De la corrupción al autoritarismo

Manuel Ávila Camacho, fue presidente de México entre 1940 y 1946. Tenía un hermano, Maximino, un ególatra y parrandero, el típico macho alfa de las pelis mexicanas de esos años. Maximino se aprovechaba de la posición de su hermano para hacer lo que le daba su santa gana: regalaba dinero a manos llenas, hacía obsequios a las mujeres más bellas, mientras se paseaba en sus coches de lujo y asistía a las corridas de toros los domingos. Cuenta Enrique Krauze en “La presidencia imperial”, que Maximino le preguntó a su sastre particular si quería algo especial para regalarle, así fuera una gasolinera, u otra cosa que él quisiera. Así era el Maximino de parejo, y como él, hay miles y miles de casos bastante parecidos, aunque a escalas diferentes.

Esas historias en la política, como las del hermano del presidente Manuel Ávila Camacho, no han desaparecido del paisaje latinoamericano; quizás no con la desfachatez del dandy de Maximino, al menos no en los escenarios públicos, pero sí a través de los edictos legislativos, o de los negocios turbios que facilita la concentración del poder, la discrecionalidad de las partidas confidenciales, y las “ayudas” populares que manejan alcaldes y diputados. De hecho, no han sido la pobreza y la ignorancia de los ciudadanos las únicas causales de la corrupción política, sino también las ideologías estatistas como el socialismo, el (Neo) liberalismo y la versión deshidratada del Estado de Bienestar keynesiano. En cada una de esas versiones ¡mire usted lo que son las cosas! nuestros políticos han aprendido a sortear las trabas legales y, más allá, a sacarles provecho en nombre del progreso y la inclusión. Lo que no sabemos exactamente es a qué progreso y a cuál inclusión se refieren.

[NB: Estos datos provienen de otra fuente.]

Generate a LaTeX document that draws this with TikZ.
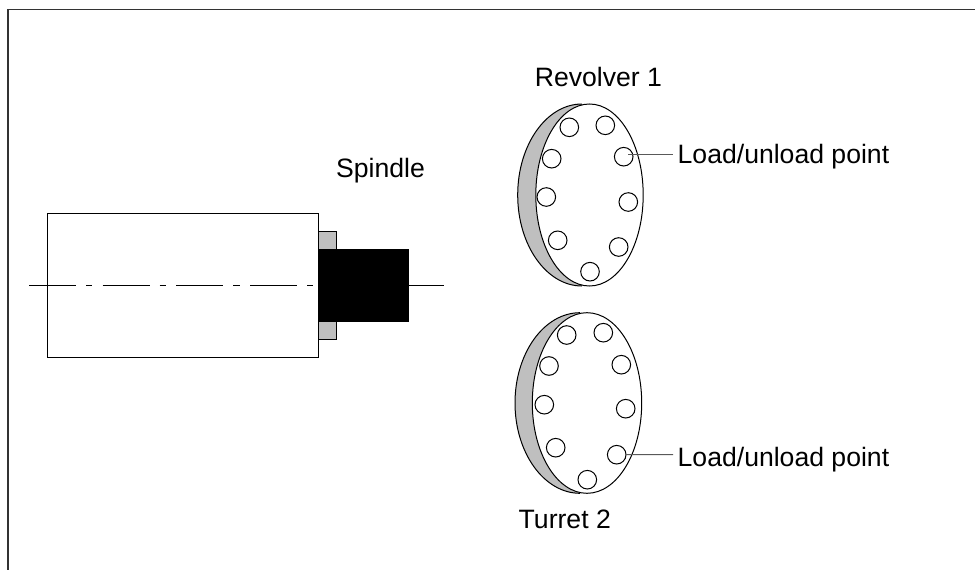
\documentclass[tikz,border=0pt]{standalone}
\usepackage{fontspec}
\setmainfont{Liberation Sans}
\tikzset{
  x=1pt,y=-1pt,
  outline/.style={draw=black,line width=1pt},
  hole/.style={circle,draw=black,line width=1pt,fill=white,minimum size=18.6pt,inner sep=0pt},
  lbl/.style={font=\fontsize{26.6}{30}\selectfont,text=black,inner sep=0pt,anchor=base west},
  leader/.style={draw=black!65,line width=1pt},
  shade/.style={fill=black!25},
}
\begin{document}
\begin{tikzpicture}
\useasboundingbox (0,0) rectangle (975,570);
% frame
\draw[line width=1.3pt,black!80] (8,570) -- (8,9.5) -- (975,9.5);
% spindle body
\draw[outline,fill=white] (47,213) rectangle (318.5,357);
\draw[outline,shade] (318.5,231.5) rectangle (336.5,339.5);
\coordinate (axisL) at (29,285);
\coordinate (axisM) at (313,285);
\coordinate (axisR) at (444,285);
\draw[black,line width=1pt,dash pattern=on 47pt off 10pt on 6.4pt off 10.3pt] (axisL) -- (axisM);
\draw[black,line width=1pt] (409,285) -- (axisR);
\fill[black] (318.5,249) rectangle (409,322);
\node[lbl] (spindle) at (336,177.3) {Spindle};
% revolver
\draw[outline,shade] (582,104) arc[start angle=270,end angle=90,x radius=64.3,y radius=91];
\draw[outline,fill=white] (589.5,195) ellipse[x radius=53.7,y radius=91];
\foreach \n/\p in {a/{569.3,127.3},b/{605.3,125.3},c/{623.7,156.7},d/{628.3,202},e/{618.7,247},f/{590,271.7},g/{557.7,240.3},h/{546.3,197},i/{551.7,158.7}}
  \node[hole] (r\n) at (\p) {};
\node[lbl] (rev) at (534.7,86.7) {Revolver 1};
\node[lbl] (l1) at (677.5,163.5) {Load/unload point};
\coordinate (l1end) at (673,154.3);
\draw[leader] ([xshift=4.3pt,yshift=2.4pt]rc.center) -- (l1end);
% turret
\draw[outline,shade] (580,312.7) arc[start angle=270,end angle=90,x radius=65,y radius=90.3];
\draw[outline,fill=white] (587,403) ellipse[x radius=54.7,y radius=90.3];
\foreach \n/\p in {a/{566.7,335},b/{603.3,332.7},c/{621.3,364.7},d/{625.7,408.7},e/{616.7,454.7},f/{587.3,479.7},g/{555.7,447.7},h/{544.3,404.7},i/{549,366}}
  \node[hole] (t\n) at (\p) {};
\node[lbl] (tur) at (518.5,528.7) {Turret 2};
\node[lbl] (l2) at (677.5,466.7) {Load/unload point};
\coordinate (l2end) at (673,454.5);
\draw[leader] ([xshift=-1pt]te.east) -- (l2end);
\end{tikzpicture}
\end{document}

El Estado siempre ha sido la fuente de inspiración para los políticos venidos a más; de los profesionales frustrados, de los mediocres, y de los que no encuentran chamba en el sector privado por su incapacidad para ofrecer resultados. También de médicos sin pacientes, de empresarios que no venden nada, de ingenieros civiles sin contratos de valía, y de abogados que quieren expandir el radio de acción de su bufete. Todos resuelven adentrarse a la política para alcanzar el sueño de la movilidad social ascendente; de la vida glamorosa, y de las veleidades que otorga el poder, para dar rienda suelta al sensualismo y a la vida regalada. Freud tenía razón.

Pues bien: de la corrupción a la concentración del poder, o mejor aún, a los autoritarismos, hay apenas un “pasito”. De lo contrario, díganme ustedes, ¿quién querría gobernar con cortapisas fiscales y con veedurías anticorrupción, contando apenas con cuatro, cinco o seis años en el poder? ¿De cuándo acá hay que rendir cuentas y someterse a los dardos malintencionados de los representantes del pueblo en las cámaras legislativas? Además, es poco el tiempo otorgado para concluir los proyectos previstos en campaña: desde los personales hasta los sociales. En eso tienen razón los políticos, y por ello, una vez llegados al poder, la agenda, o la llamada “hoja de ruta”, frase que tanto fascinaba al expresidente Juan Orlando Hernández, hay que extenderla más allá de las prescripciones constitucionales, no sin antes, ponerse de acuerdo todos los amigos, unir voces y cantos, y tratar de no señalarse las mañas y los pecadillos cometidos. “Juntos todo es mejor”, como decía una máxima que no recuerdo dónde la leí. Una vez concentrado el poder, una vez que las voces disonantes han bajado de tono, por amenaza o por omisión, entonces comienza una nueva era en la historia de cualquier país. Llega el tiempo entonces, de hacer las del buen Maximino Ávila Camacho: ofrecer gasolineras y regalos costosos, o bonos de beneficencia. Así se mantiene estable el poder.